Government regulations limit funding and lack of community support
reduces patient volume. Extended
hours and isolated working conditions cause high turnover in personnel. Some government programs have been enacted to reduce
closures, but information on these programs may be difficult to locate.
Administrators need a mechanism to share information on methods
used and the results of these efforts to prevent duplication of effort and
wasted resources.
Rural hospital administrators and
community decision-makers need current information on strategies for
maintaining viability of their hospitals.

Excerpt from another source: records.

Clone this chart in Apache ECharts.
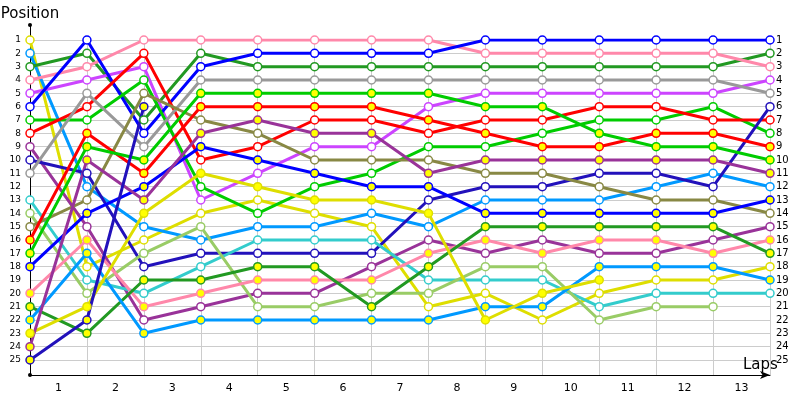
<!DOCTYPE html>
<html><head><meta charset="utf-8">
<script src="https://cdn.jsdelivr.net/npm/echarts@6/dist/echarts.min.js"></script>
<style>html,body{margin:0;padding:0;background:#fff}#c{width:800px;height:400px}</style>
</head><body><div id="c"></div>
<script>
// Lap labels (shown between lap gridlines) and position labels
const lapLabels = ['1','2','3','4','5','6','7','8','9','10','11','12','13'];
const positionLabels = [1,2,3,4,5,6,7,8,9,10,11,12,13,14,15,16,17,18,19,20,21,22,23,24,25];

// Positions per lap (index 0 = start, then laps 1..13)
const yellowOpen      = [1,18,16,14,13,14,15,21,20,22,20,19,19,18];
const lightBlueOpen   = [2,12,15,16,15,15,14,15,13,13,13,12,11,12];
const darkGreenOpen   = [3,2,7,2,3,3,3,3,3,3,3,3,3,2];
const pinkOpen        = [4,3,1,1,1,1,1,1,2,2,2,2,2,3];
const violetOpen      = [5,4,3,13,11,9,9,6,5,5,5,5,5,4];
const blueOpen        = [6,1,8,3,2,2,2,2,1,1,1,1,1,1];
const greenOpen       = [7,7,4,12,14,12,11,9,9,8,7,7,6,8];
const redOpen         = [8,6,2,10,9,7,7,8,7,7,6,6,7,7];
const purpleOpen      = [9,15,22,21,20,20,18,16,17,16,17,17,16,15];
const navyOpen        = [10,11,18,17,17,17,17,13,12,12,11,11,12,6];
const grayOpen        = [11,5,9,4,4,4,4,4,4,4,4,4,4,5];
const turquoiseOpen   = [13,19,20,18,16,16,16,19,19,19,21,20,20,20];
const limeOpen        = [14,20,17,15,21,21,20,20,18,18,22,21,21];
const oliveOpen       = [15,13,5,7,8,10,10,10,11,11,12,13,13,14];
const redFilled       = [16,8,11,6,6,6,6,7,8,9,9,8,8,9];
const greenFilled     = [17,9,10,5,5,5,5,5,6,6,8,9,9,10];
const blueFilled      = [18,14,12,9,10,11,12,12,14,14,14,14,14,13];
const pinkFilled      = [20,16,21,20,19,19,19,17,16,17,16,16,17,16];
const darkGreenFilled = [21,23,19,19,18,18,21,18,15,15,15,15,15,17];
const lightBlueFilled = [22,17,23,22,22,22,22,22,21,21,18,18,18,19];
const yellowFilled    = [23,21,14,11,12,13,13,14,22,20,19];
const purpleFilled    = [24,10,13,8,7,8,8,11,10,10,10,10,10,11];
const navyFilled      = [25,22,6];

// Styles
const C = {yellow:'#dede00', lightBlue:'#0099ff', darkGreen:'#229922', pink:'#ff88aa', violet:'#cc44ff',
  blue:'#0000ff', green:'#00cc00', red:'#ff0000', purple:'#993399', navy:'#2211bb', gray:'#999999',
  turquoise:'#33cccc', lime:'#99cc66', olive:'#888844'};
const OPEN = '#ffffff', FILLED = '#ffff00';
const defs = [
  [yellowOpen, C.yellow, OPEN], [lightBlueOpen, C.lightBlue, OPEN], [darkGreenOpen, C.darkGreen, OPEN],
  [pinkOpen, C.pink, OPEN], [violetOpen, C.violet, OPEN], [blueOpen, C.blue, OPEN], [greenOpen, C.green, OPEN],
  [redOpen, C.red, OPEN], [purpleOpen, C.purple, OPEN], [navyOpen, C.navy, OPEN], [grayOpen, C.gray, OPEN],
  [turquoiseOpen, C.turquoise, OPEN], [limeOpen, C.lime, OPEN], [oliveOpen, C.olive, OPEN],
  [redFilled, C.red, FILLED], [greenFilled, C.green, FILLED], [blueFilled, C.blue, FILLED],
  [pinkFilled, C.pink, FILLED], [darkGreenFilled, C.darkGreen, FILLED], [lightBlueFilled, C.lightBlue, FILLED],
  [yellowFilled, C.yellow, FILLED], [purpleFilled, C.purple, FILLED], [navyFilled, C.navy, FILLED]
];

const FONT = "'DejaVu Sans', sans-serif";
const GRID_C = '#cccccc';
const splitColors = positionLabels.map(() => GRID_C).concat(['rgba(0,0,0,0)','rgba(0,0,0,0)']);

const series = defs.map(([arr, color, fill]) => ({
  type: 'line',
  xAxisIndex: 0, yAxisIndex: 0,
  data: arr.map((p, i) => [i, p]),
  symbol: 'circle', symbolSize: 8, showAllSymbol: true,
  lineStyle: {color: color, width: 3},
  itemStyle: {color: fill, borderColor: color, borderWidth: 1.5},
  emphasis: {disabled: true},
  silent: true, animation: false
}));

const chart = echarts.init(document.getElementById('c'), null, {renderer: 'canvas'});
chart.setOption({
  animation: false,
  backgroundColor: '#ffffff',
  grid: [
    {left: 30, right: 30, top: 40, bottom: 25, containLabel: false, outerBoundsMode: 'none'},
    {left: 30, right: 30, top: 25, bottom: 25, containLabel: false, outerBoundsMode: 'none'}
  ],
  xAxis: [
    {type: 'value', gridIndex: 0, min: 0, max: 13, interval: 1,
     axisLine: {show: true, onZero: false, lineStyle: {color: '#000', width: 1}, symbol: ['none', 'arrow'], symbolSize: [6, 10]},
     axisTick: {show: false},
     splitLine: {show: true, lineStyle: {color: GRID_C, width: 1}},
     axisLabel: {customValues: lapLabels.map((_, i) => i + 0.5), formatter: v => lapLabels[Math.floor(v)],
       color: '#000', fontSize: 11, fontFamily: FONT, margin: 8},
     name: 'Laps', nameLocation: 'end', nameGap: -27, nameMoveOverlap: false,
     nameTextStyle: {color: '#000', fontSize: 15, fontFamily: FONT, align: 'left', verticalAlign: 'bottom', padding: [0, 0, 2, 0]}
    },
    {type: 'value', gridIndex: 1, min: 0, max: 1, show: false}
  ],
  yAxis: [
    {type: 'value', gridIndex: 0, inverse: true, min: 1, max: 26.125, interval: 1, position: 'left',
     axisLine: {show: false}, axisTick: {show: false},
     splitLine: {show: true, showMaxLine: false, lineStyle: {color: splitColors, width: 1}},
     axisLabel: {customValues: positionLabels, formatter: v => String(v), color: '#000', fontSize: 9, fontFamily: FONT, margin: 9}
    },
    {type: 'value', gridIndex: 0, inverse: true, min: 1, max: 26.125, interval: 1, position: 'right',
     axisLine: {show: false}, axisTick: {show: false}, splitLine: {show: false},
     axisLabel: {customValues: positionLabels, formatter: v => String(v), color: '#000', fontSize: 10, fontFamily: FONT, margin: 6}
    },
    {type: 'value', gridIndex: 1, min: 0, max: 1, position: 'left',
     axisLine: {show: true, onZero: false, lineStyle: {color: '#000', width: 1}, symbol: ['circle', 'circle'], symbolSize: [4, 4]},
     axisTick: {show: false}, axisLabel: {show: false}, splitLine: {show: false},
     name: 'Position', nameLocation: 'end', nameGap: 3, nameMoveOverlap: false,
     nameTextStyle: {color: '#000', fontSize: 15, fontFamily: FONT}
    }
  ],
  series: series
});
</script>
</body></html>
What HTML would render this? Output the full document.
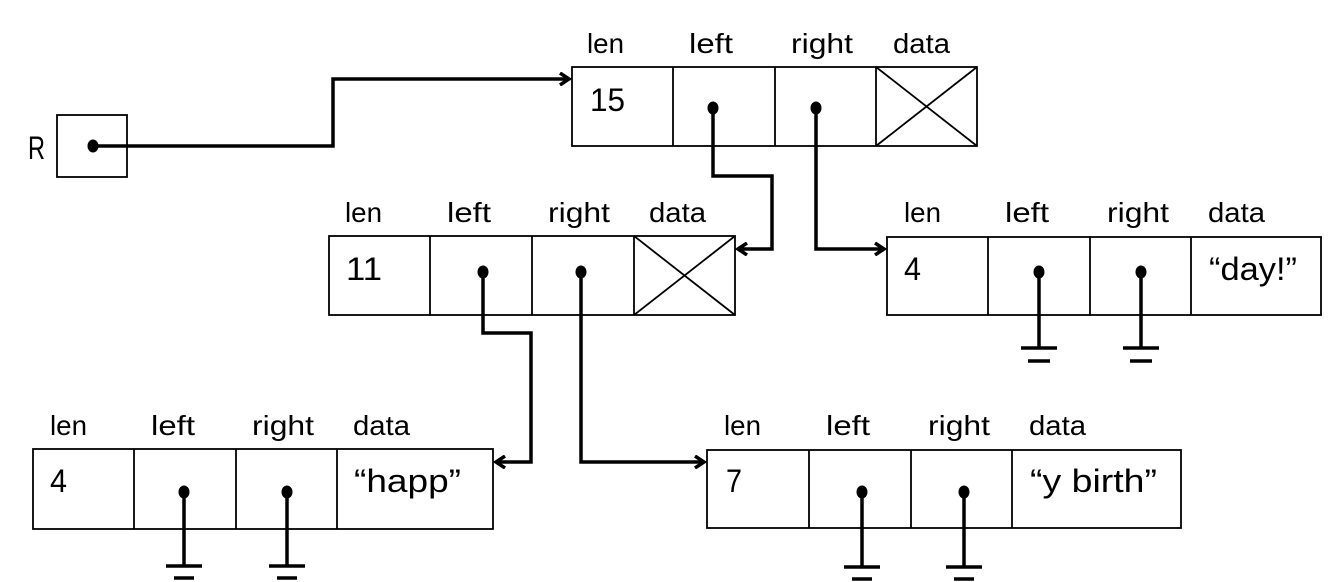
<!DOCTYPE html>
<html><head><meta charset="utf-8"><style>
html,body{margin:0;padding:0;background:#fff;}
svg{display:block;}
text{font-family:"Liberation Sans Narrow","Liberation Sans",sans-serif;font-size:28px;fill:#000;}
.v{font-size:32px;}
</style></head><body>
<svg width="1333" height="582" viewBox="0 0 1333 582" xmlns="http://www.w3.org/2000/svg">
<defs>
<marker id="ah" markerWidth="14" markerHeight="14" refX="11" refY="7" orient="auto" markerUnits="userSpaceOnUse">
<path d="M2,1 L11,7 L2,13" fill="none" stroke="#000" stroke-width="3.5"/>
</marker>
</defs>
<g fill="none" stroke="#000" stroke-width="1.8">
<rect x="57" y="115" width="70" height="62"/>
<rect x="572" y="67" width="405" height="79"/>
<line x1="673" y1="67" x2="673" y2="146"/><line x1="775" y1="67" x2="775" y2="146"/><line x1="876" y1="67" x2="876" y2="146"/>
<line x1="876" y1="67" x2="977" y2="146"/><line x1="977" y1="67" x2="876" y2="146"/>
<rect x="329" y="236" width="406" height="79"/>
<line x1="430" y1="236" x2="430" y2="315"/><line x1="532" y1="236" x2="532" y2="315"/><line x1="634" y1="236" x2="634" y2="315"/>
<line x1="634" y1="236" x2="735" y2="315"/><line x1="735" y1="236" x2="634" y2="315"/>
<rect x="887" y="237" width="434" height="78"/>
<line x1="988" y1="237" x2="988" y2="315"/><line x1="1090" y1="237" x2="1090" y2="315"/><line x1="1191" y1="237" x2="1191" y2="315"/>
<rect x="33" y="449" width="460" height="80"/>
<line x1="134" y1="449" x2="134" y2="529"/><line x1="236" y1="449" x2="236" y2="529"/><line x1="337" y1="449" x2="337" y2="529"/>
<rect x="707" y="450" width="474" height="78"/>
<line x1="809" y1="450" x2="809" y2="528"/><line x1="911" y1="450" x2="911" y2="528"/><line x1="1012" y1="450" x2="1012" y2="528"/>
</g>
<g fill="none" stroke="#000" stroke-width="3.5">
<path d="M93,146 H333 V79 H569" marker-end="url(#ah)"/>
<path d="M713,108 V176 H772 V249 H738" marker-end="url(#ah)"/>
<path d="M816,108 V249 H884" marker-end="url(#ah)"/>
<path d="M483,272 V333 H531 V462 H496" marker-end="url(#ah)"/>
<path d="M581,272 V462 H704" marker-end="url(#ah)"/>
<path d="M1039,272 V348 M1021,348 H1057 M1028,361 H1050"/>
<path d="M1141,272 V348 M1123,348 H1159 M1130,361 H1152"/>
<path d="M184,492 V566 M166,566 H202 M174,578 H194"/>
<path d="M287,492 V566 M269,566 H305 M277,578 H297"/>
<path d="M862,492 V567 M844,567 H880 M852,579 H872"/>
<path d="M964,492 V567 M946,567 H982 M954,579 H974"/>
</g>
<g fill="#000">
<ellipse cx="93" cy="146" rx="5.5" ry="6.5"/>
<ellipse cx="713" cy="108" rx="5.5" ry="6.5"/><ellipse cx="816" cy="108" rx="5.5" ry="6.5"/>
<ellipse cx="483" cy="272" rx="5.5" ry="6.5"/><ellipse cx="581" cy="272" rx="5.5" ry="6.5"/>
<ellipse cx="1039" cy="272" rx="5.5" ry="6.5"/><ellipse cx="1141" cy="272" rx="5.5" ry="6.5"/>
<ellipse cx="184" cy="492" rx="5.5" ry="6.5"/><ellipse cx="287" cy="492" rx="5.5" ry="6.5"/>
<ellipse cx="862" cy="492" rx="5.5" ry="6.5"/><ellipse cx="964" cy="492" rx="5.5" ry="6.5"/>
</g>
<text class="v" x="28" y="159" textLength="17" lengthAdjust="spacingAndGlyphs">R</text>
<text x="587" y="53" textLength="37" lengthAdjust="spacingAndGlyphs">len</text><text x="689" y="53" textLength="44" lengthAdjust="spacingAndGlyphs">left</text><text x="791" y="53" textLength="62" lengthAdjust="spacingAndGlyphs">right</text><text x="893" y="53" textLength="57" lengthAdjust="spacingAndGlyphs">data</text>
<text class="v" x="590" y="111" textLength="35" lengthAdjust="spacingAndGlyphs">15</text>
<text x="345" y="222" textLength="37" lengthAdjust="spacingAndGlyphs">len</text><text x="447" y="222" textLength="44" lengthAdjust="spacingAndGlyphs">left</text><text x="548" y="222" textLength="62" lengthAdjust="spacingAndGlyphs">right</text><text x="649" y="222" textLength="57" lengthAdjust="spacingAndGlyphs">data</text>
<text class="v" x="346" y="280" textLength="36" lengthAdjust="spacingAndGlyphs">11</text>
<text x="904" y="222" textLength="37" lengthAdjust="spacingAndGlyphs">len</text><text x="1005" y="222" textLength="44" lengthAdjust="spacingAndGlyphs">left</text><text x="1107" y="222" textLength="62" lengthAdjust="spacingAndGlyphs">right</text><text x="1208" y="222" textLength="57" lengthAdjust="spacingAndGlyphs">data</text>
<text class="v" x="904" y="280" textLength="17" lengthAdjust="spacingAndGlyphs">4</text><text class="v" x="1209" y="280" textLength="88" lengthAdjust="spacingAndGlyphs">“day!”</text>
<text x="50" y="435" textLength="37" lengthAdjust="spacingAndGlyphs">len</text><text x="151" y="435" textLength="44" lengthAdjust="spacingAndGlyphs">left</text><text x="252" y="435" textLength="62" lengthAdjust="spacingAndGlyphs">right</text><text x="353" y="435" textLength="57" lengthAdjust="spacingAndGlyphs">data</text>
<text class="v" x="50" y="492" textLength="17" lengthAdjust="spacingAndGlyphs">4</text><text class="v" x="354" y="492" textLength="107" lengthAdjust="spacingAndGlyphs">“happ”</text>
<text x="724" y="435" textLength="37" lengthAdjust="spacingAndGlyphs">len</text><text x="826" y="435" textLength="44" lengthAdjust="spacingAndGlyphs">left</text><text x="928" y="435" textLength="62" lengthAdjust="spacingAndGlyphs">right</text><text x="1029" y="435" textLength="57" lengthAdjust="spacingAndGlyphs">data</text>
<text class="v" x="726" y="492" textLength="16" lengthAdjust="spacingAndGlyphs">7</text><text class="v" x="1030" y="492" textLength="127" lengthAdjust="spacingAndGlyphs">“y birth”</text>
</svg>
</body></html>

Specifically, eight areas were identified to support the existence
of rural hospitals. In each
of these areas, team members searched for electronic resources to aid
interested parties. Each
resource is annotated and linked through a website created by the
consultant team.
The team serving as information
consultants for this project is composed of graduate students at the
University of North Texas in the School of Library and Information
Science. This project
fulfills course requirements in the health informatics specialist
curriculum. The aim of the
consultant team is to provide a toolkit of electronic resources useful to
rural health care proponents.
The toolkit is offered at no
charge to rural hospital administrators and other interested parties. However, maintenance of the links and updates as new
resources become available are beyond the scope of the project. Therefore, it is the earnest desire of the creation team that
this information will be incorporated into the website of a rural health
care agency that will maintain the site.
This might be TORCH, a Texas AHEC, the Center for Rural Health
Initiatives, or an interested hospital.